The Eden Musée was an amusement center in New York City that featured a large waxworks collection, musical concerts and a changing selection of specialty entertainment, such as magic lantern shows and marionettes. It was opened on March 28, 1884. It featured a collection of paintings and became an early exhibitor of motion pictures. Located on 55 West 23rd Street in Manhattan in an imposing stone building. The building featured several halls with different themes. It was particularly known for its Chamber of Horrors, which was kept in the museum basement

== Film Exhibition ==
On December 18, 1896, the Lumiere cinematographe films were presented for two months in the Winter Garden, which had a 2000-seat capacity.

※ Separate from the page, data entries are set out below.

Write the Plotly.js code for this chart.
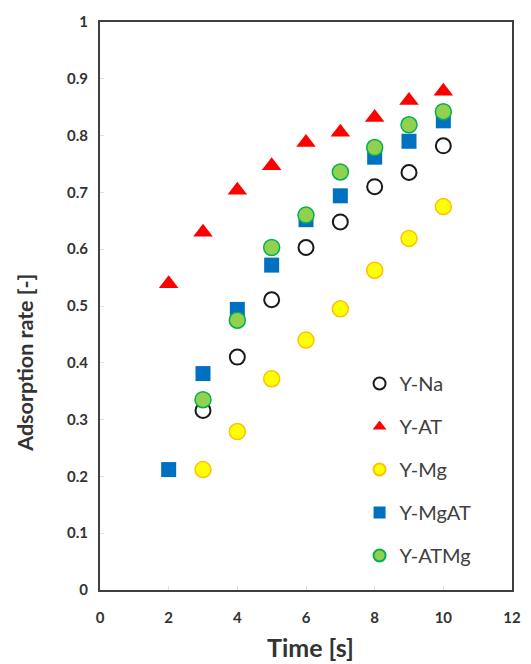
<!DOCTYPE html>
<html><head><meta charset="utf-8">
<script src="https://cdn.plot.ly/plotly-3.0.1.min.js"></script>
<style>html,body{margin:0;padding:0;background:#fff;}#chart{width:531px;height:664px;}</style>
</head><body><div id="chart"></div>
<script>
const xNa = [3,4,5,6,7,8,9,10];
const yNa = [0.316,0.410,0.511,0.603,0.648,0.710,0.735,0.782];
const xAT = [2,3,4,5,6,7,8,9,10];
const yAT = [0.539,0.630,0.704,0.747,0.788,0.806,0.832,0.862,0.878];
const xMg = [3,4,5,6,7,8,9,10];
const yMg = [0.212,0.279,0.372,0.440,0.495,0.563,0.619,0.675];
const xMgAT = [2,3,4,5,6,7,8,9,10];
const yMgAT = [0.212,0.381,0.494,0.572,0.652,0.694,0.762,0.790,0.826];
const xATMg = [3,4,5,6,7,8,9,10];
const yATMg = [0.335,0.475,0.603,0.660,0.736,0.779,0.819,0.842];
const names = ["Y-Na","Y-AT","Y-Mg","Y-MgAT","Y-ATMg"];
const xTicks = [0,2,4,6,8,10,12];
const yTicks = [0,0.1,0.2,0.3,0.4,0.5,0.6,0.7,0.8,0.9,1];
const yTickText = ["0","0.1","0.2","0.3","0.4","0.5","0.6","0.7","0.8","0.9","1"];
const xTitle = "Time [s]";
const yTitle = "Adsorption rate [-]";

function tr(x,y,name,marker,g){
  return {x:x,y:y,name:name,type:'scatter',mode:'markers',marker:marker,legendgroup:g,cliponaxis:false};
}
const data = [
  tr(xNa,yNa,names[0],{symbol:'circle',size:15,color:'#ffffff',line:{color:'#1a1a1a',width:2}},'a'),
  tr(xAT,yAT,names[1],{symbol:'triangle-up',size:17,color:'#ff0000',line:{width:0}},'b'),
  tr(xMg,yMg,names[2],{symbol:'circle',size:16,color:'#ffff00',line:{color:'#ffc000',width:1.5}},'c'),
  tr(xMgAT,yMgAT,names[3],{symbol:'square',size:15,color:'#0070c0',line:{width:0}},'d'),
  tr(xATMg,yATMg,names[4],{symbol:'circle',size:16,color:'#92d050',line:{color:'#00b050',width:1.5}},'e')
];
const FAM = 'Lato, "Open Sans", sans-serif';
const tickFont = {family:FAM,size:15,color:'#333333',weight:'bold'};
const layout = {
  width:531,height:664,
  margin:{l:100,r:19,t:22,b:74},
  paper_bgcolor:'#fff',plot_bgcolor:'#fff',
  font:{family:FAM,color:'#404040'},
  showlegend:true,
  legend:{x:0.63,y:0.398,xanchor:'left',yanchor:'top',bgcolor:'rgba(0,0,0,0)',
    font:{family:FAM,size:20,color:'#404040'},itemsizing:'constant',
    traceorder:'grouped',tracegroupgap:14,itemwidth:30},
  xaxis:{range:[0,12],tickvals:xTicks,ticktext:xTicks.map(String),showgrid:false,zeroline:false,
    showline:true,mirror:true,linecolor:'#404040',linewidth:2,
    ticks:'inside',ticklen:4,tickcolor:'#e0e0e0',tickfont:tickFont,ticklabelstandoff:13},
  yaxis:{range:[0,1],tickvals:yTicks,ticktext:yTickText,showgrid:false,zeroline:false,
    showline:true,mirror:true,linecolor:'#404040',linewidth:2,
    ticks:'inside',ticklen:4,tickcolor:'#e0e0e0',tickfont:tickFont,ticklabelstandoff:7},
  annotations:[
    {text:xTitle,xref:'paper',yref:'paper',x:0.51,y:-0.131,xanchor:'center',yanchor:'bottom',showarrow:false,
     font:{family:FAM,size:25,color:'#333333',weight:'bold'}},
    {text:yTitle,xref:'paper',yref:'paper',x:-0.182,y:0.40,xanchor:'center',yanchor:'middle',textangle:-90,showarrow:false,
     font:{family:FAM,size:21.5,color:'#333333',weight:'bold'}}
  ]
};
Plotly.newPlot('chart',data,layout,{displayModeBar:false,staticPlot:true});
</script></body></html>
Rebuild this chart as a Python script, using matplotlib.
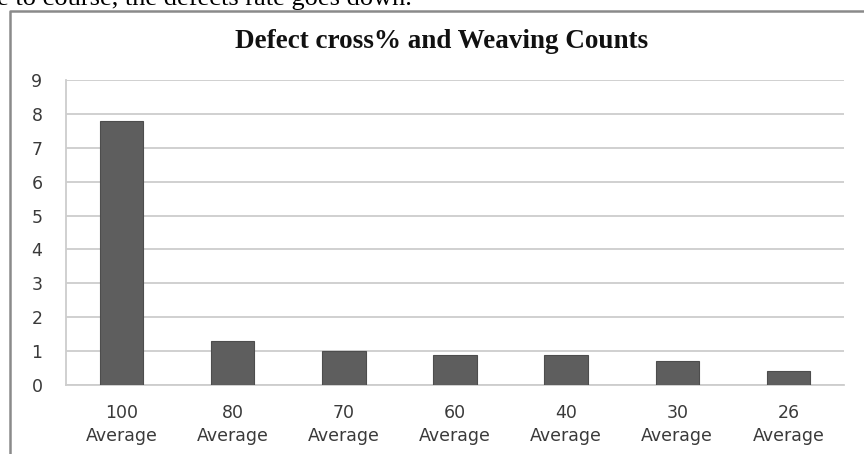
import matplotlib
matplotlib.use("Agg")
import matplotlib.pyplot as plt
from matplotlib.lines import Line2D

# Weaving counts and the average cross-defect percentage for each
counts = ["100", "80", "70", "60", "40", "30", "26"]
defect_pct = [7.8, 1.3, 1.0, 0.9, 0.9, 0.7, 0.4]
y_ticks = list(range(0, 10))
x_labels = [f"{c}\nAverage" for c in counts]

W, H, DPI = 864, 454, 100
fig = plt.figure(figsize=(W / DPI, H / DPI), dpi=DPI)
fig.patch.set_facecolor("white")

# surrounding document line, partly cut by the top edge
fig.text(-3 / W, 1 - 5 / H, "e to course, the defects rate goes down.",
         family="Liberation Serif", fontsize=19, color="black",
         ha="left", va="baseline")

# chart frame (left and top edges)
frame_c = "#8a8a8a"
fig.add_artist(Line2D([10 / W, 10 / W, 1.0], [0.0, 1 - 11 / H, 1 - 11 / H],
                      transform=fig.transFigure, color=frame_c, lw=1.8))

ax = fig.add_axes([66 / W, (H - 385) / H, (844 - 66) / W, (385 - 80) / H])
x = range(len(counts))
ax.bar(x, defect_pct, width=0.39, color="#5e5e5e", edgecolor="#4d4d4d",
       linewidth=0.8, zorder=3)

ax.set_xlim(-0.5, len(counts) - 0.5)
ax.set_ylim(0, 9)
ax.set_yticks(y_ticks)
ax.set_yticklabels([str(v) for v in y_ticks])
ax.set_xticks(list(x))
ax.set_xticklabels(x_labels, linespacing=1.35)

grid_c = "#cdcdcd"
ax.yaxis.grid(True, color=grid_c, lw=1.3, zorder=0)
ax.set_axisbelow(True)
for s in ["top", "right"]:
    ax.spines[s].set_visible(False)
for s in ["left", "bottom"]:
    ax.spines[s].set_color(grid_c)
    ax.spines[s].set_linewidth(1.3)

tick_font = dict(family="DejaVu Sans", size=12.5, color="#3a3a3a")
ax.tick_params(axis="both", length=0)
ax.tick_params(axis="y", pad=17)
ax.tick_params(axis="x", pad=14)
for lab in ax.get_xticklabels() + ax.get_yticklabels():
    lab.set_fontfamily(tick_font["family"])
    lab.set_fontsize(tick_font["size"])
    lab.set_color(tick_font["color"])

fig.text(442 / W, 1 - 48 / H, "Defect cross% and Weaving Counts",
         family="Liberation Serif", fontweight="bold", fontsize=19.5,
         color="#111111", ha="center", va="baseline")

fig.savefig("out.png", dpi=DPI, facecolor="white")
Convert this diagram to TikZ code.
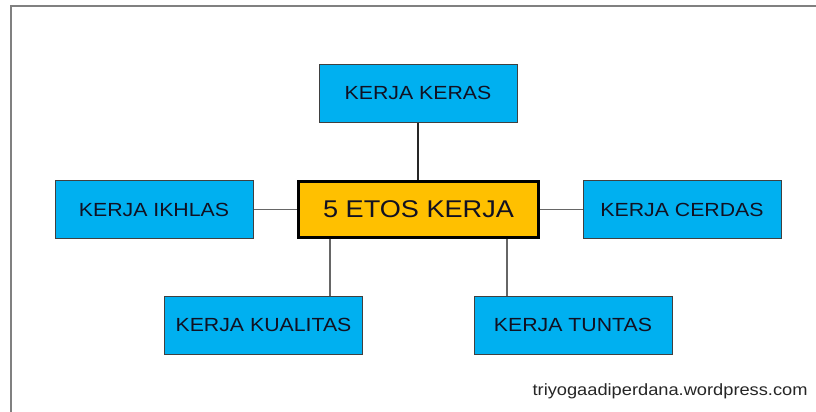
\documentclass[tikz,border=0pt]{standalone}
\usepackage{fontspec}
\setmainfont[FakeStretch=1.12]{Liberation Sans}
\usepackage{tikz}
\usetikzlibrary{positioning, calc}

\definecolor{etosblue}{HTML}{00B0F0}
\definecolor{etosgold}{HTML}{FFC000}
\definecolor{framegray}{HTML}{808080}
\definecolor{etostext}{HTML}{111122}

\tikzset{
	sidebox/.style={draw=black!75, line width=0.5pt, fill=etosblue, minimum width=99pt, minimum height=29pt, inner sep=0pt, text=etostext, font=\fontsize{9.5pt}{11pt}\selectfont},
	mainbox/.style={draw=black, line width=1.5pt, fill=etosgold, minimum width=120pt, minimum height=28pt, inner sep=0pt, text=etostext, font=\fontsize{12.1pt}{14pt}\selectfont},
	link/.style={draw=black!60, line width=0.6pt}
}

\begin{document}
\begin{tikzpicture}[x=0.5pt, y=-0.5pt]
			\useasboundingbox (0,0) rectangle (816,412);
			\fill[white] (0,0) rectangle (816,412);
			
			% frame
			\draw[framegray, line width=1pt] (11,412) -- (11,6) -- (816,6);
			
			\node[mainbox] (etos) at (418.5,209.5) {5 ETOS KERJA};
			
			\node[sidebox] (keras) at (418,93) {KERJA KERAS};
			\node[sidebox] (ikhlas) at (154,209.5) {KERJA IKHLAS};
			\node[sidebox] (cerdas) at (682,209.5) {KERJA CERDAS};
			\node[sidebox] (kualitas) at (263.5,325) {KERJA KUALITAS};
			\node[sidebox] (tuntas) at (573,325) {KERJA TUNTAS};
			
			\draw[link, draw=black!85] (keras.south) -- (etos.north -| keras.south);
			\draw[link] (ikhlas.east) -- (etos.west);
			\draw[link] (etos.east) -- (cerdas.west);
			
			\coordinate (kl) at ($(etos.south west)+(33,0)$);
			\coordinate (tn) at ($(etos.south east)+(-33,0)$);
			\draw[link] (kl) -- (kl |- kualitas.north);
			\draw[link] (tn) -- (tn |- tuntas.north);
			
			\node[anchor=base east, inner sep=0pt, font=\fontsize{8.15pt}{10pt}\selectfont, text=black!85] (web) at (808,395) {triyogaadiperdana.wordpress.com};
\end{tikzpicture}
\end{document}
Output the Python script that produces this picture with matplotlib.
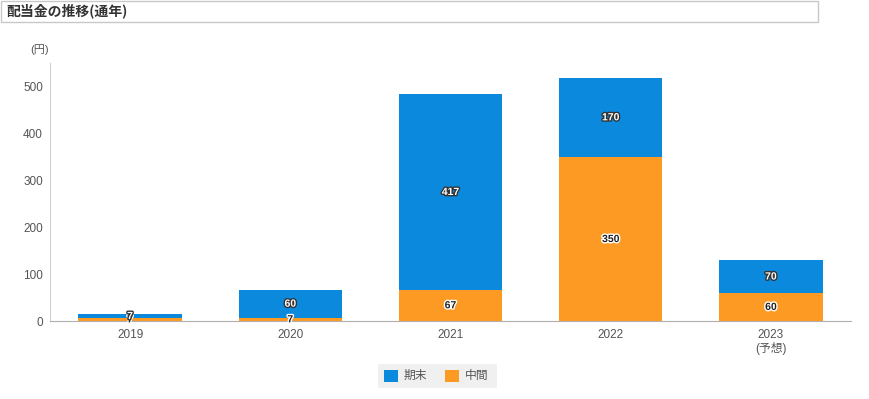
import matplotlib.pyplot as plt
import matplotlib.patheffects as pe
from matplotlib.patches import Rectangle
import numpy as np

plt.rcParams['font.family'] = ['Liberation Sans', 'Noto Sans CJK JP', 'DejaVu Sans']

# data
years = ["2019", "2020", "2021", "2022", "2023\n(予想)"]
interim = [7, 7, 67, 350, 60]      # 中間
year_end = [7, 60, 417, 170, 70]   # 期末

blue = "#0a89dd"
orange = "#fd9a23"

fig = plt.figure(figsize=(8.7, 3.99), dpi=100)
W, H = 870, 399

# title box
fig.patches.append(Rectangle((1 / W, 1 - 22 / H), 817 / W, 21 / H, transform=fig.transFigure,
                             facecolor="white", edgecolor="#c8c8c8", lw=1))
fig.text(6 / W, 1 - 11 / H, "配当金の推移(通年)", fontsize=10, weight="bold", color="#333333",
         va="center", ha="left", family=['Noto Sans CJK JP', 'DejaVu Sans'])

ax = fig.add_axes([50 / W, (H - 321) / H, 801 / W, 258 / H])
x = np.arange(len(years))
w = 0.645
ax.bar(x, interim, width=w, color=orange, zorder=2)
ax.bar(x, year_end, width=w, bottom=interim, color=blue, zorder=2)

ax.set_xlim(-0.5, len(years) - 0.5)
ax.set_ylim(0, 551)
ax.set_yticks([0, 100, 200, 300, 400, 500])
ax.set_xticks(x)
ax.set_xticklabels(years, linespacing=1.05)
ax.tick_params(axis="both", length=0, labelsize=8.5, labelcolor="#555555")
ax.tick_params(axis="x", pad=6)
ax.tick_params(axis="y", pad=5)
for s in ["top", "right"]:
    ax.spines[s].set_visible(False)
ax.spines["left"].set_color("#d0d0d0")
ax.spines["bottom"].set_color("#b0b0b0")

fig.text(40 / W, 1 - 50 / H, "(円)", fontsize=8, color="#555555", ha="center", va="center")

# data labels
for i in range(len(years)):
    ax.text(x[i], interim[i] / 2, str(interim[i]), ha="center", va="center", fontsize=7.5,
            weight="bold", color="#222222", zorder=4,
            path_effects=[pe.withStroke(linewidth=2, foreground="white")])
    ax.text(x[i], interim[i] + year_end[i] / 2, str(year_end[i]), ha="center", va="center",
            fontsize=7.5, weight="bold", color="white", zorder=5,
            path_effects=[pe.withStroke(linewidth=2, foreground="#333333")])

# legend
fig.patches.append(Rectangle((378 / W, 1 - 388 / H), 119 / W, 24 / H, transform=fig.transFigure,
                             facecolor="#f0f0f0", edgecolor="none"))
fig.patches.append(Rectangle((384 / W, 1 - 382 / H), 14 / W, 12 / H, transform=fig.transFigure,
                             facecolor=blue, edgecolor="none"))
fig.text(404 / W, 1 - 376 / H, "期末", fontsize=8.5, color="#555555", va="center")
fig.patches.append(Rectangle((445 / W, 1 - 382 / H), 14 / W, 12 / H, transform=fig.transFigure,
                             facecolor=orange, edgecolor="none"))
fig.text(465 / W, 1 - 376 / H, "中間", fontsize=8.5, color="#555555", va="center")

fig.savefig("out.png", dpi=100)
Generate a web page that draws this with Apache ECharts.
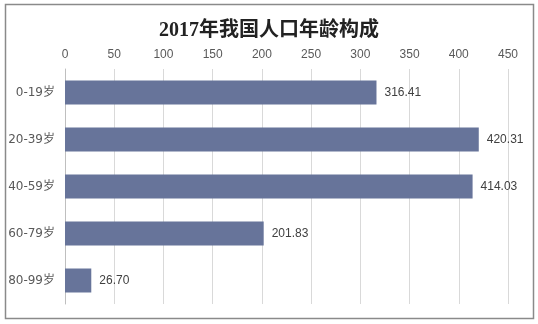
<!DOCTYPE html>
<html><head><meta charset="utf-8">
<script src="https://cdn.jsdelivr.net/npm/echarts@6/dist/echarts.min.js"></script>
<style>html,body{margin:0;padding:0;background:#fff}#c{width:538px;height:324px}</style>
</head><body><div id="c"></div>
<script>
const titleText = '2017年我国人口年龄构成';
const categories = ['0-19岁', '20-39岁', '40-59岁', '60-79岁', '80-99岁'];
const values = [316.41, 420.31, 414.03, 201.83, 26.70];
const xTicks = [0, 50, 100, 150, 200, 250, 300, 350, 400, 450];

const chart = echarts.init(document.getElementById('c'), null, {renderer: 'canvas'});
chart.setOption({
  animation: false,
  backgroundColor: '#fff',
  title: {
    text: titleText, left: 'center', top: 16,
    textStyle: {fontFamily: '"Liberation Serif", "Noto Sans CJK SC", serif', fontSize: 20, fontWeight: 'bold', color: '#222'}
  },
  graphic: [{
    type: 'rect', shape: {x: 5.5, y: 4.5, width: 528, height: 314},
    style: {fill: 'none', stroke: '#8a8a8a', lineWidth: 1.5}, silent: true, z: 10
  }],
  grid: {left: 65, right: 30, top: 69, bottom: 20, containLabel: false},
  xAxis: {
    type: 'value', position: 'top', min: xTicks[0], max: xTicks[xTicks.length - 1], interval: 50,
    axisLine: {show: false}, axisTick: {show: false},
    axisLabel: {color: '#595959', fontSize: 12, margin: 8, fontFamily: 'Arial, "Liberation Sans", sans-serif'},
    splitLine: {show: true, lineStyle: {color: '#d9d9d9', width: 1}}
  },
  yAxis: {
    type: 'category', data: categories, inverse: true,
    axisLine: {show: true, lineStyle: {color: '#bfbfbf', width: 1}},
    axisTick: {show: false},
    axisLabel: {color: '#595959', fontSize: 12, margin: 10, fontFamily: '"DejaVu Sans", "Noto Sans CJK SC", sans-serif'}
  },
  series: [{
    type: 'bar', data: values, barWidth: 24,
    itemStyle: {color: '#67749A'},
    label: {
      show: true, position: 'right', distance: 8, color: '#404040', fontSize: 12,
      fontFamily: 'Arial, "Liberation Sans", sans-serif',
      formatter: p => p.value.toFixed(2)
    }
  }]
});
</script></body></html>
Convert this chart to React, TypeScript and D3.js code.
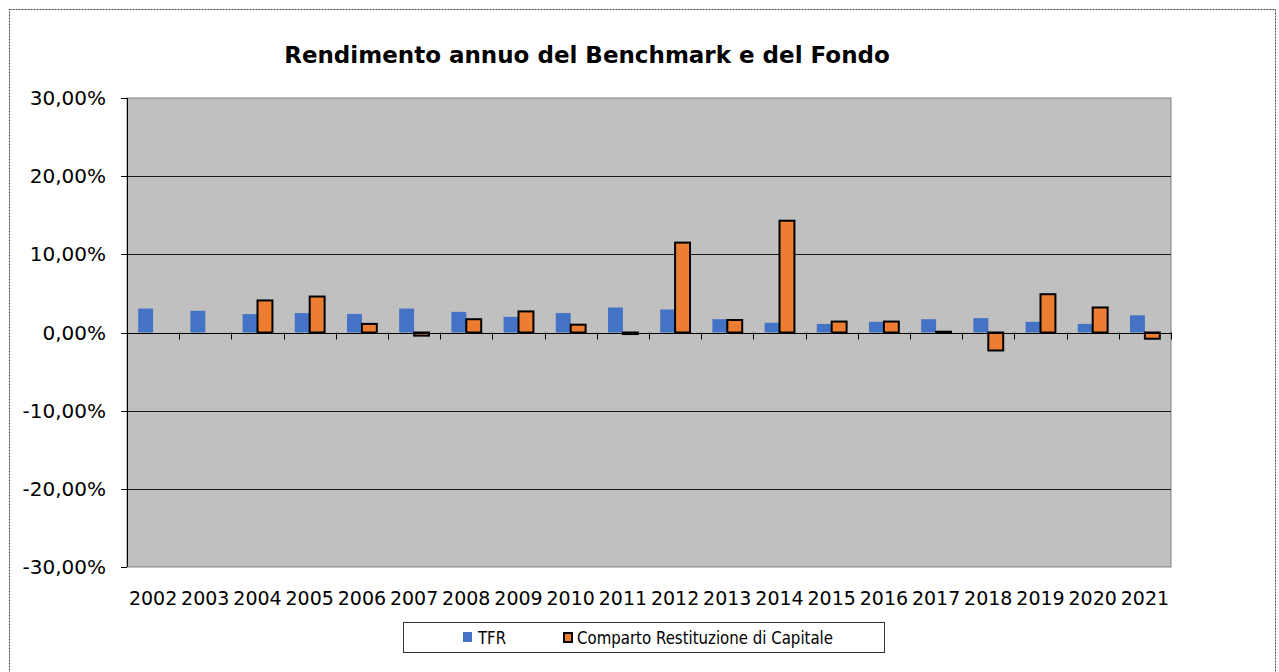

It became the first venue in the United States to make motion pictures a standard part of programming until it closed.

In the summer of 1897, film pioneer Edwin S. Porter, an electrician by training, assisted in the building of a custom film projector, to replace one destroyed by fire. In 1887 he returned with a job programming short films for exhibition, after the Eden Musee became Thomas Edison's first motion picture licensee. On February 1, 1898 the Eden Musee released its first self-produced film, The Passion Play of Oberammergau. This was billed as film actually shot in Oberammergau, Germany, when it was actually shot on the roof of the original Grand Central Palace in New York City, a fact that was quickly uncovered by the press. The presentation included 19 minutes of film interspersed with lantern slides.

After the Eden Musee went bankrupt and closed in 1915, the name and select wax figure groupings, including those from the Chamber of Horrors, were purchased at auction and exhibited in Coney Island. The Coney Island Eden Musee was destroyed by fire in 1928.

==In popular culture==
The opening of Act 1 of the Broadway musical Broadway to Tokio (1900) is set inside the Eden Musée.